What’s that smell? Stagflation-lite, with a side of Fed paralysis.
Tariff Whiplash: From Firestarter to False Alarm
Trump’s tariff rollercoaster isn’t helping. After spiking effective rates on Chinese goods to 125% in early April, the White House walked it all back with a 90-day truce—slashing tariffs by 115 points.
Markets cheered. Economists facepalmed.
The impact of tariffs on prices is lagged, but survey data already shows firms passed on those costs—before the rollback.

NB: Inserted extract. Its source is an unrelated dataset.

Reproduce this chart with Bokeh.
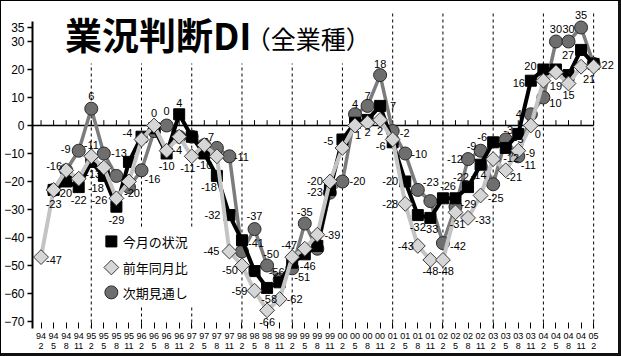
import math
from bokeh.plotting import figure
from bokeh.models import (FixedTicker, Range1d, BoxAnnotation, Label, ColumnDataSource)
from bokeh.embed import file_html
from bokeh.resources import INLINE
from bokeh.core.properties import value

NaN = float("nan")

# ---- categories (quarterly survey months, 94/2 .. 05/2)
years = ["94", "95", "96", "97", "98", "99", "00", "01", "02", "03", "04", "05"]
months = ["2", "5", "8", "11"]
periods = [(y, m) for y in years for m in months][:45]

# ---- series values
current = [NaN, -23, -20, -22, -13, -18, -29, -13, -4, -1, -10, 4, -4, -10, -18,
           -32, -41, -52, -58, -56, -49, -46, -43, -23, -5, 1, 2, 7, -6, -20,
           -32, -33, -26, -26, -22, -14, -6, -8, -3, 16, 20, 20, 18, 27, 22]
yoy = [-47, -23, -16, -19, -11, -15, -26, -20, -5, 0, -9, -4, -11, -7, -11,
       -45, -50, -59, -66, -62, -47, -44, -39, -20, -8, 0, 1, 2, -5, -28,
       -43, -48, -48, -31, -33, -25, -12, -16, -9, 0, 16, 19, 15, 21, 21]
outlook = [NaN, -23, -16, -9, 6, -10, -18, -22, -16, -2, 0, -4, -4, -7, -8,
           -11, -45, -37, -50, -55, -51, -35, -44, -24, -20, 4, 7, 18, -2, -10,
           -23, -27, -42, -29, -12, -9, -21, -5, -11, 4, 10, 30, 30, 35, 22]

series_names = ["今月の状況", "前年同月比", "次期見通し"]
y_ticks = [-70, -60, -50, -40, -30, -20, -10, 0, 10, 20, 30, 35]

# ---- label placement (layout only: index, dx px, dy px)
cur_lbl = [(1, 0, 14), (2, -2, 12), (3, 0, 13), (4, 2, 12), (5, -8, 12), (6, 0, 13),
           (7, -10, -9), (8, -14, -4), (10, 0, 13), (11, 0, -11), (13, 0, 12),
           (14, -8, 11), (15, -17, 0), (16, 14, 3), (18, 2, 11), (19, -3, -10),
           (21, 3, 12), (23, -15, 2), (24, -14, 2), (25, 3, 12), (26, 0, 12),
           (27, 13, 0), (28, -12, 4), (29, -15, 0), (30, 0, 12), (31, 0, 11),
           (32, 5, -12), (34, -7, -10), (35, -2, 10), (36, -11, -5), (38, -10, -4),
           (39, -12, 2), (40, -13, -3), (43, -13, 5)]
yoy_lbl = [(0, 13, 3), (2, -12, -4), (4, 0, -11), (6, -17, 2), (7, 3, 12), (9, 0, -12),
           (11, -2, 13), (12, -4, 12), (13, 5, -8), (15, -18, 0), (16, -12, 5),
           (17, -15, 0), (18, 0, 12), (19, 15, 0), (20, -3, -12), (22, 15, 0),
           (23, -15, 0), (27, 0, 11), (29, -15, 0), (30, -12, 0), (31, 0, 11),
           (32, 3, 11), (33, 2, 12), (34, 15, 2), (35, 15, 3), (36, 18, -1),
           (38, 12, 2), (39, 7, 9), (41, 0, 14), (42, 0, 12), (43, 8, 12)]
out_lbl = [(3, -13, -2), (4, 0, -13), (8, 11, 9), (10, 0, -14), (15, 12, 1),
           (17, 0, -13), (18, 4, -11), (20, 10, 9), (21, 0, -11), (24, 15, 0),
           (25, 0, -10), (26, 0, -10), (27, 0, -11), (28, 12, 2), (29, 14, 1),
           (30, 13, -8), (32, 15, 3), (33, 13, -3), (34, -13, 0), (35, -9, -5),
           (36, 21, -7), (37, 13, 0), (38, 10, 9), (39, -12, 0), (40, 12, 6),
           (41, 0, -12), (42, 0, -12), (43, 0, -12), (44, 14, 1)]

idx = list(range(len(periods)))
year_starts = [i for i, (y, m) in enumerate(periods) if m == "2" and i > 0]

X0, X1 = -0.68, 46.06
Y0, Y1 = -72.5, 43.57
GRID_TOP = 40.0

p = figure(width=621, height=356, x_range=Range1d(X0, X1), y_range=Range1d(Y0, Y1),
           output_backend="svg", toolbar_location=None,
           min_border_left=30, min_border_right=3, min_border_top=2, min_border_bottom=29)
p.styles = {"border-left": "1px solid #000", "border-top": "1px solid #000",
            "border-right": "3px solid #111", "border-bottom": "3px solid #111"}
p.outline_line_color = None
p.background_fill_color = "white"
p.border_fill_color = "white"
p.grid.grid_line_color = None

# dashed verticals at each year's February
p.segment(x0=year_starts, y0=[Y0] * len(year_starts), x1=year_starts,
          y1=[GRID_TOP] * len(year_starts), line_color="black", line_dash="3 3", line_width=1)

# axes
p.xaxis.ticker = FixedTicker(ticks=idx)
p.xaxis.major_label_overrides = {i: f"{y}\n{m}" for i, (y, m) in enumerate(periods)}
p.xaxis.axis_line_color = None
p.xaxis.major_tick_in = 6
p.xaxis.major_tick_out = 0
p.xaxis.major_tick_line_color = "black"
p.xaxis.minor_tick_line_color = None
p.xaxis.major_label_standoff = 2
p.xaxis.major_label_text_font = "'Liberation Sans Narrow', 'Liberation Sans'"
p.xaxis.major_label_text_font_size = "9px"
p.xaxis.major_label_text_line_height = 1.0
p.xaxis.major_label_text_color = "black"

p.yaxis.ticker = FixedTicker(ticks=y_ticks)
p.yaxis.bounds = (Y0, 37)
p.yaxis.axis_line_width = 2
p.yaxis.axis_line_color = "black"
p.yaxis.major_tick_in = 0
p.yaxis.major_tick_out = 5
p.yaxis.major_tick_line_width = 1.5
p.yaxis.minor_tick_line_color = None
p.yaxis.major_label_standoff = 3
p.yaxis.major_label_text_font = "Liberation Sans"
p.yaxis.major_label_text_font_size = "12px"
p.yaxis.major_label_text_color = "black"

# zero line with small upward ticks at each quarter
p.segment(x0=[X0], y0=[0], x1=[idx[-1]], y1=[0], line_color="black", line_width=1.5)
p.segment(x0=idx, y0=[0] * len(idx), x1=idx, y1=[1.9] * len(idx), line_color="black", line_width=1)

src = ColumnDataSource(dict(x=idx, cur=current, yoy=yoy, out=outlook))

OUT_STYLE = dict(marker="circle", size=13, fill_color="#6e6e6e", line_color="#2a2a2a", line_width=1)
CUR_STYLE = dict(marker="square", size=11, fill_color="black", line_color="black")
YOY_STYLE = dict(marker="square", angle=math.pi / 4, size=10.5, fill_color="#d6d6d6",
                 line_color="#3a3a3a", line_width=1)

# outlook (circles)
p.line("x", "out", source=src, line_color="#7c7c7c", line_width=3.5)
p.scatter("x", "out", source=src, **OUT_STYLE)
# current (squares)
p.line("x", "cur", source=src, line_color="black", line_width=4)
p.scatter("x", "cur", source=src, **CUR_STYLE)
# year-on-year (diamonds)
p.line("x", "yoy", source=src, line_color="#c4c4c4", line_width=4)
p.scatter("x", "yoy", source=src, **YOY_STYLE)

# value labels
def add_labels(vals, spec):
    xs, ys, ts, dx, dy = [], [], [], [], []
    for i, ox, oy in spec:
        v = vals[i]
        if v != v:
            continue
        xs.append(i); ys.append(v); ts.append(str(int(v)))
        dx.append(ox); dy.append(oy)
    s = ColumnDataSource(dict(x=xs, y=ys, t=ts, dx=dx, dy=dy))
    p.text("x", "y", text="t", source=s, x_offset="dx", y_offset="dy",
           text_align="center", text_baseline="middle",
           text_font=value("Liberation Sans"), text_font_size="11px", text_color="black")

add_labels(current, cur_lbl)
add_labels(yoy, yoy_lbl)
add_labels(outlook, out_lbl)

# legend (drawn as a key box inside the plot, above the dashed lines)
LEG_X, LEG_TX = 5.6, 6.5
LEG_Y = [-41.4, -50.7, -59.6]
p.quad(left=[4.7], right=[12.2], bottom=[-64.5], top=[-37.0],
       fill_color="white", fill_alpha=1, line_color=None)
p.scatter([LEG_X], [LEG_Y[0]], **CUR_STYLE)
p.scatter([LEG_X], [LEG_Y[1]], **YOY_STYLE)
p.scatter([LEG_X], [LEG_Y[2]], **OUT_STYLE)
p.text([LEG_TX] * 3, LEG_Y, text=series_names, text_align="left", text_baseline="middle",
       text_font=value("Noto Sans CJK JP"), text_font_size="13px", text_color="black")

# title mask and title
p.add_layout(BoxAnnotation(left=1.2, right=25.3, bottom=22.1, top=Y1 + 5,
                           fill_color="white", fill_alpha=1, line_color=None))
p.add_layout(Label(x=1.9, y=32.5, text="業況判断DI", text_font="Noto Sans CJK JP",
                   text_font_size="37px", text_font_style="bold", text_baseline="middle",
                   text_color="black"))
p.add_layout(Label(x=16.3, y=31.4, text="（全業種）", text_font="Noto Sans CJK JP",
                   text_font_size="25px", text_baseline="middle", text_color="black"))

open("out.html", "w").write(file_html(p, INLINE))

ISM, S&P Global, Fed regional indexes… all flashed hotter prices received in April. Then CPI hit, and reality disagreed.
Soft data inflated, hard data deflated. Call it the great macro disconnect.
Markets Shrug, Fed Smirks
Equities barely flinched. Treasuries wobbled. Futures pricing for Fed rate cuts pushed back to September from June. The case for easing? Weaker now that CPI is sub-2.5%, and Powell’s favorite core PCE likely to follow.
But don’t get comfortable. CPI may have dipped, but supply-side shocks (tariffs, energy, wage stickiness) haven’t gone anywhere.
Inflation Expectations: All Over the Map
While hard CPI data cooled off, survey-based expectations (UMich, ISM) screamed inflation. A political narrative? Maybe. An analytical mess? Definitely.
Add to that a Bloomberg inflation surprise index that cratered in April—suggesting Wall Street was blindsided. Again.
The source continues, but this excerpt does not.